Hitzig and Fritsch’s work opened the door to further localized testing of the brain by many others including Scottish neurologist, David Ferrier.

C. Lloyd Morgan

Conwy Lloyd Morgan, FRS (06 February 1852 to 06 March 1936) was a British ethologist and psychologist. He is remembered for his theory of emergent evolution, and for the experimental approach to animal psychology now known as Morgan’s Canon, a principle that played a major role in behaviourism, insisting that higher mental faculties should only be considered as explanations if lower faculties could not explain a behaviour.

David Rosenhan

David L. Rosenhan (22 November 1929 to 06 February 2012) was an American psychologist. He is best known for the Rosenhan experiment, a study challenging the validity of psychiatry diagnoses.

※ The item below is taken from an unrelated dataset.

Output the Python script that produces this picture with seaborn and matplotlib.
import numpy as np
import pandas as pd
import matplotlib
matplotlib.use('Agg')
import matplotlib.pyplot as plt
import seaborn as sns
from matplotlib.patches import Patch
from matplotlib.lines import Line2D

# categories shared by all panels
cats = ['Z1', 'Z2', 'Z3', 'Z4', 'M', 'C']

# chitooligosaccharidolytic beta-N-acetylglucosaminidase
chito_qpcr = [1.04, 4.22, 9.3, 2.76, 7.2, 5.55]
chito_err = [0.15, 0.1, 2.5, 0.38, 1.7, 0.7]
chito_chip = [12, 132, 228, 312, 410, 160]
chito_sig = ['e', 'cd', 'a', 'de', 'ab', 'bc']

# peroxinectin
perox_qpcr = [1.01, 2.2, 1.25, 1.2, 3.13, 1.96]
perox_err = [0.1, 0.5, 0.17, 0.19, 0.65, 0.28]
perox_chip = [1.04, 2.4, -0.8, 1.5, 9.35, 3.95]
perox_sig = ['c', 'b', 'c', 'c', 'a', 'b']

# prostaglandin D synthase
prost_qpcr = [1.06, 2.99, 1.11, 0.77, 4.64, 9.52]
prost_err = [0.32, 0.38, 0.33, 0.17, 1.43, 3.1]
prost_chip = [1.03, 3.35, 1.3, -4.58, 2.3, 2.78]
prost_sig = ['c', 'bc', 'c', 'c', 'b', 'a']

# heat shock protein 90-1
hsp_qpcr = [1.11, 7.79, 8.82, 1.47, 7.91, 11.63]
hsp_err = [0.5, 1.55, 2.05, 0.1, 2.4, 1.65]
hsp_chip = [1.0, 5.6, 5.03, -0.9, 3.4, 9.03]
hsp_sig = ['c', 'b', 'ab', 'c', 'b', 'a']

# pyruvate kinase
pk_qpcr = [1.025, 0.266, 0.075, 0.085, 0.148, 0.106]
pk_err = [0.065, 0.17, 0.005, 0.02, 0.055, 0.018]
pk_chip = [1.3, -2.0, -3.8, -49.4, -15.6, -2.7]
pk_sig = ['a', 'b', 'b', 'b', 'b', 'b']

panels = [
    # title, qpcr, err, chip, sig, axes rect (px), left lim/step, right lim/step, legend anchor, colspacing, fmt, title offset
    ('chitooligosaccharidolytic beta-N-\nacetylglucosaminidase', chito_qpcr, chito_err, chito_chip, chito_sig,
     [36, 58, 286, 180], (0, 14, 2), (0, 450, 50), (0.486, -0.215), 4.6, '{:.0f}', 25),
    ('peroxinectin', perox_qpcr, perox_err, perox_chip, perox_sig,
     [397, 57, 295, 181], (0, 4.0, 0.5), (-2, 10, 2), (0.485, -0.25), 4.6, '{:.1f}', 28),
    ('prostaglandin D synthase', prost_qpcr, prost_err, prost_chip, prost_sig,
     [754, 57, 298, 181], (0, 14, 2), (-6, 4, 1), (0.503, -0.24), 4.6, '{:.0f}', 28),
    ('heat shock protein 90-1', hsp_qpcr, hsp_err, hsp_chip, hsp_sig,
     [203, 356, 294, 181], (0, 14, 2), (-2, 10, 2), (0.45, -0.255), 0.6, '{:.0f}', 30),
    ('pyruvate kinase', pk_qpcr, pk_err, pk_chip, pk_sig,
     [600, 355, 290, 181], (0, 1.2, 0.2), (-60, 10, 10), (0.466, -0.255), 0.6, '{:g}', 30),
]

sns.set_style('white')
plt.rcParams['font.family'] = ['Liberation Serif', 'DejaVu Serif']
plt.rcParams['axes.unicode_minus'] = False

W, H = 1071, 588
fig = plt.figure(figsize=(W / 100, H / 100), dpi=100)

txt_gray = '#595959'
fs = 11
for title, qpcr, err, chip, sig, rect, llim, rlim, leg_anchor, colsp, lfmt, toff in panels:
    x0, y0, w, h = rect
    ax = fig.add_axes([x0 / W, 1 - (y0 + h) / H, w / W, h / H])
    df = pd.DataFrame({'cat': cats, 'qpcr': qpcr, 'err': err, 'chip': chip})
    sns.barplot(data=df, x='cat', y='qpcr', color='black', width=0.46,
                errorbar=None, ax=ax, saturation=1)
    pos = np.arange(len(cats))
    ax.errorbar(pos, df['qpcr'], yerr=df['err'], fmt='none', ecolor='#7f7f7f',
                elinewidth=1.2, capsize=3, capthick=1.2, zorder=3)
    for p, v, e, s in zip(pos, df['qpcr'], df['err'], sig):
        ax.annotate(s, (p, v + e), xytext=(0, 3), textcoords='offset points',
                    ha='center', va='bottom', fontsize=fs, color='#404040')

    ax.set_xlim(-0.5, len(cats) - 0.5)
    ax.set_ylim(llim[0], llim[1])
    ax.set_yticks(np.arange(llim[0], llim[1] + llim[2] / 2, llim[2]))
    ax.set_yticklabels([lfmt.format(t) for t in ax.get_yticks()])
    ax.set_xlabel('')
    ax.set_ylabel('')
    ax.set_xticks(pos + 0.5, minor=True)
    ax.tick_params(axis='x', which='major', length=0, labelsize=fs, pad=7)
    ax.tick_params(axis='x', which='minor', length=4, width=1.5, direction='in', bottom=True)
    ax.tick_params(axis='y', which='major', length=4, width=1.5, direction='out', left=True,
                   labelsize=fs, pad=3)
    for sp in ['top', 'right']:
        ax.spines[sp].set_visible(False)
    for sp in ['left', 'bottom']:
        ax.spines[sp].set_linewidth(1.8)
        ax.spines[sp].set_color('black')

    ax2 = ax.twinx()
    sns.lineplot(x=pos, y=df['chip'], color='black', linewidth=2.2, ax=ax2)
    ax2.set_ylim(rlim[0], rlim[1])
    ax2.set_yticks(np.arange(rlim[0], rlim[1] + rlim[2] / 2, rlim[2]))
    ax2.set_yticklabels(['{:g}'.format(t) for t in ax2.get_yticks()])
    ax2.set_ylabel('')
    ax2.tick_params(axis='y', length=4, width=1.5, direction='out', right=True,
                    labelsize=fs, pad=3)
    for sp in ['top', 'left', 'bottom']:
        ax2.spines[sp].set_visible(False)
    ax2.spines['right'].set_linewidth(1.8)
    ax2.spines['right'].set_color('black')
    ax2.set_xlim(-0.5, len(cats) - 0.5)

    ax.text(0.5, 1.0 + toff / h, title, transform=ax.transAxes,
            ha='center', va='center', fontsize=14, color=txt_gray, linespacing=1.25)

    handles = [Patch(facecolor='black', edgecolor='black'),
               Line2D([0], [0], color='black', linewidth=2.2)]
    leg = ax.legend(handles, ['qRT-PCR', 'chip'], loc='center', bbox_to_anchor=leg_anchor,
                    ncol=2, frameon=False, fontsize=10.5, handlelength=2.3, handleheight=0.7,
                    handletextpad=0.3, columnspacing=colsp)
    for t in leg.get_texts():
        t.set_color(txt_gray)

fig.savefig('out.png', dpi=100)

Rosenhan received his Bachelor of Arts degree in mathematics in 1951 from Yeshiva College, his master’s degree in economics in 1953 and his doctorate in psychology in 1958, both from Columbia University. As further described in his obituary published by the American Psychological Association (APA), “Rosenhan was a pioneer in applying psychological methods to the practice of law, including the examination of expert witnesses, jury selection, and jury deliberation.” He was:

a professor of law and of psychology at Stanford University from 1971 until his retirement in 1998… Before joining the Stanford Law School faculty, he was a member of the faculties of Swarthmore College, Princeton University, Haverford College, and the University of Pennsylvania. He also served as a research psychologist at the Educational Testing Service.

He later became a professor emeritus in law and psychology at Stanford University. Rosenhan was a fellow of the American Association for the Advancement of Science and various psychological societies, including the APA,[1] and had been a visiting fellow at Wolfson College at Oxford University.[citation needed]

Rosenhan died on 06 February 2012, at the age of 82.